Privacy Pass has gone on to be successfully deployed in systems where the issuer and verifier have a prior trust relationship: Apple uses it to authenticate users of Private Cloud Compute and Private Relay without linking their activity to their identity, Chrome uses it for two-hop IP protection, and Kagi uses it to provide private search. These deployments work in part because a small number of parties have agreed in advance on who issues tokens and who accepts them. Applying this approach to an open system where any site can act as an issuer brings real challenges. Firstly, even though tokens are unlinkable, knowing a user has access to a specific issuer is a privacy leak on its own, because you can infer that the user meets the relevant issuance criteria.

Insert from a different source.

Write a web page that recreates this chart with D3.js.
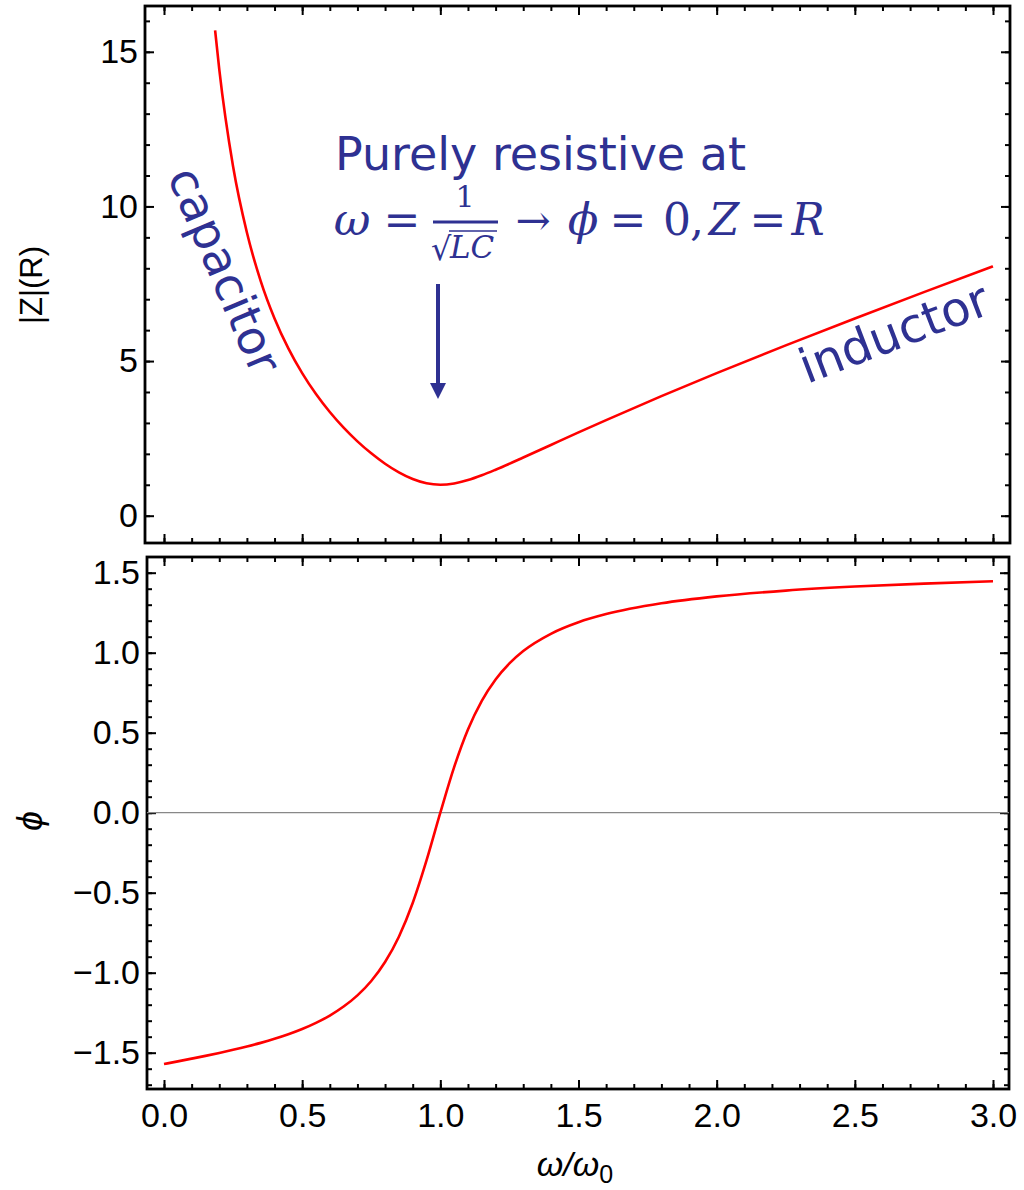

If one site can learn that you have a token from another site, that reveals that you have been to that site, which can be a major privacy problem. This compounds if sites can learn the set of issuers you have visited, since it becomes a fingerprint which can be used to identify you. Generic techniques exist for proving a statement in zero knowledge: we can prove that a client has a token from a set of acceptable issuers without revealing which specific issuer it is. We’ll call this issuer blinding. The generic approach is often slow, but bespoke approaches tailored to the underlying cryptography can improve this considerably. Another challenge is how sites using rate limits decide who to trust to issue tokens. If an issuer misbehaves then the site’s rate limits become ineffective, enabling volumetric abuse. However, if we need to prevent the site from learning which issuers a user has access to, the site is only going to know that one of its trusted issuers was used, not which one. This makes mistakes or misbehaviour by an issuer difficult to detect, and makes it hard for sites to evaluate new issuers. Solving this challenge is essential for openness. Without adequate information, sites are likely to lean towards conservative issuer selection. That could lead to less choice between Anchors, which in turn could lead to a new form of gatekeeper being created. To solve this, sites at least need a way to calculate an aggregate score for each issuer they use.